By design, both the cell object list and the culling data are stored in linear arrays in memory. In other words, they are stored in memory in a "serialised" form. One of the great advantages of this is it's easier for streaming. If our data is in a single heap block, we can allocate the space and load it from disk more conveniently. This make error handling easier and generally makes the system more efficient and less error prone. (But the disadvantage is it's best suited to static data).

###A Scene parser of many parts

The ideal scene parser is one that pulls together many different technologies to get the behaviour best suited to some particular goals. This means using more than just one solution, and using specialised solutions when needed.

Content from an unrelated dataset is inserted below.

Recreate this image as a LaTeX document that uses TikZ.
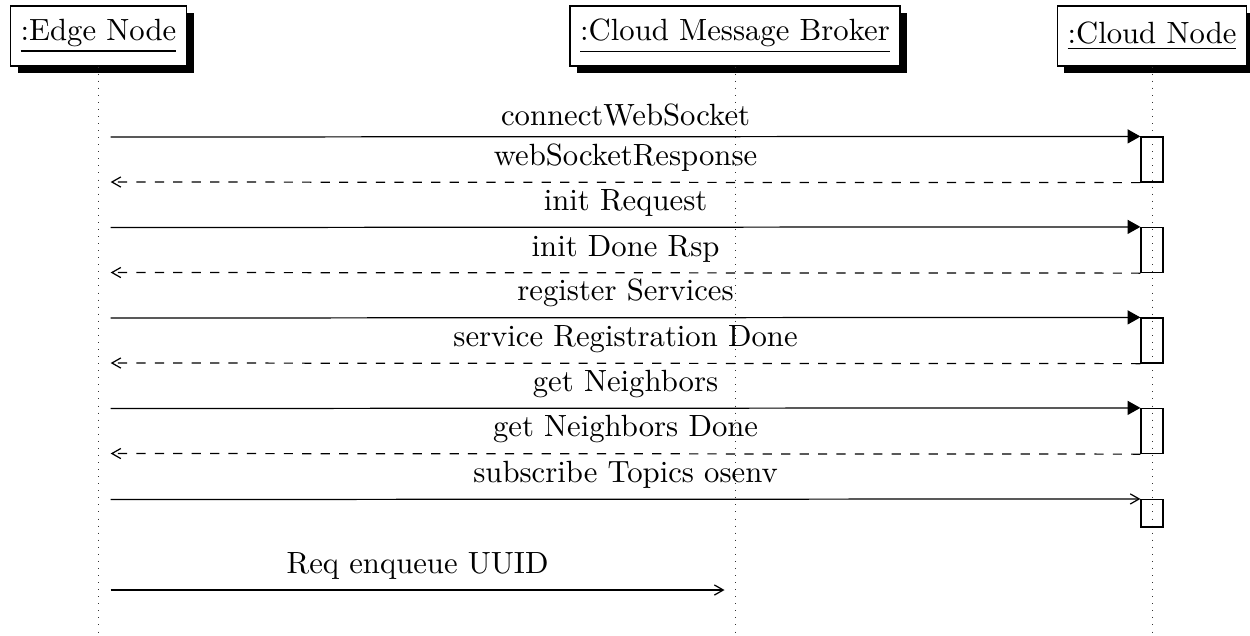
\documentclass[tikz,border=0pt]{standalone}
\usetikzlibrary{arrows.meta,shadows}
\begin{document}
\begin{tikzpicture}[x=0.3257pt,y=-0.3257pt,
  inst/.style={draw, fill=white, minimum height=19.5pt, inner sep=3.33pt,
    drop shadow={shadow xshift=2.3pt, shadow yshift=-2.3pt, opacity=1, fill=black}},
  life/.style={dotted, line width=0.3pt, black!80},
  act/.style={draw, inner sep=0pt, minimum width=7.17pt, minimum height=14.66pt},
  actshort/.style={act, minimum height=8.96pt},
  call/.style={-{Triangle[length=4.2pt,width=4.6pt]}},
  ret/.style={dashed, -{Straight Barb[length=2.9pt,width=3.3pt]}},
  async/.style={-{Straight Barb[length=2.9pt,width=3.3pt]}},
  lbl/.style={midway, above}]
\useasboundingbox (0,0) rectangle (1250,635);

% participants
\node[inst] (edge)   at (98.5,36) {\underline{:Edge Node}};
\node[inst] (broker) at (735,36)  {\underline{:Cloud Message Broker}};
\node[inst] (cloud)  at (1152,36) {\underline{:Cloud Node}};

% lifelines
\coordinate (bot) at (0,635);
\draw[life] (edge.south)   -- (edge.south |- bot);
\draw[life] (broker.south) -- (broker.south |- bot);
\draw[life] (cloud.south)  -- (cloud.south |- bot);

% activations on the cloud node
\node[act]      (a1) at (1152,159.5) {};
\node[act]      (a2) at (1152,250)   {};
\node[act]      (a3) at (1152,340.5) {};
\node[act]      (a4) at (1152,431)   {};
\node[actshort] (a5) at (1152,513.3) {};

% message ends on the edge node side
\coordinate (s1) at (110.7,137);   \coordinate (r1) at (110.7,182);
\coordinate (s2) at (110.7,227.5); \coordinate (r2) at (110.7,272.5);
\coordinate (s3) at (110.7,318);   \coordinate (r3) at (110.7,363);
\coordinate (s4) at (110.7,408.5); \coordinate (r4) at (110.7,453.5);
\coordinate (s5) at (110.7,499.5);
\coordinate (s6) at (110.7,590);   \coordinate (b6) at (724.5,590);

% messages
\draw[call] (s1) -- (a1.north west) node[lbl] {connectWebSocket};
\draw[ret]  (a1.south west) -- (r1) node[lbl] {webSocketResponse};
\draw[call] (s2) -- (a2.north west) node[lbl] {init Request};
\draw[ret]  (a2.south west) -- (r2) node[lbl] {init Done Rsp};
\draw[call] (s3) -- (a3.north west) node[lbl] {register Services};
\draw[ret]  (a3.south west) -- (r3) node[lbl] {service Registration Done};
\draw[call] (s4) -- (a4.north west) node[lbl] {get Neighbors};
\draw[ret]  (a4.south west) -- (r4) node[lbl] {get Neighbors Done};
\draw[async] (s5) -- (a5.north west) node[lbl] {subscribe Topics osenv};
\draw[async] (s6) -- (b6) node[lbl] {Req enqueue UUID};
\end{tikzpicture}
\end{document}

Placements are designed to be mostly static. This is because the majority of objects in the world are simple and we want to make sure we get the best performance for those objects. But the scene can be made up by than just placements. In some cases, we might objects that are more dynamic and interactive. In these cases, we can add further objects to the scene parse, after the static placements have been executed.

Sometimes we might need very special behaviour for some special result. Let's consider a tree rendering example. Let's imagine we had a very large landscape and we want it to look like a forest, all the way to the horizon.

Ideally, our solution would have these properties:

  • near the gameplay area, trees are manually placed by artists
  • but outside of the gameplay area, in the distance we want to just fill the world with procedurally generated trees
  • When the camera is close to trees, they should appear as models
  • but, distant trees should appear as imposters
  • The density of tree placements should fall off with distance from the camera
  • There are only a few different types of trees
  • most tree models will tend to be repeated hundreds of times in the same scene

This might seem like a common case. But there are many special properties to it. We could imagine that we could sit down and wrote some code that did this style of tree rendering, and only this style of tree rendering. And actually, it might not take too long to do that. And if we specialised our solution (from top to bottom) to do exactly this, we'd probably get the most efficient result.

So why not write a specialised solution? In this case, we don't want to fiddle with placements or quad trees, or any of that. We just want a _treeManager->ExecuteTreeScene() call in the scene parser.

That's the goal of the scene parser -- to provide a framework that can be adapted to many different style and goals.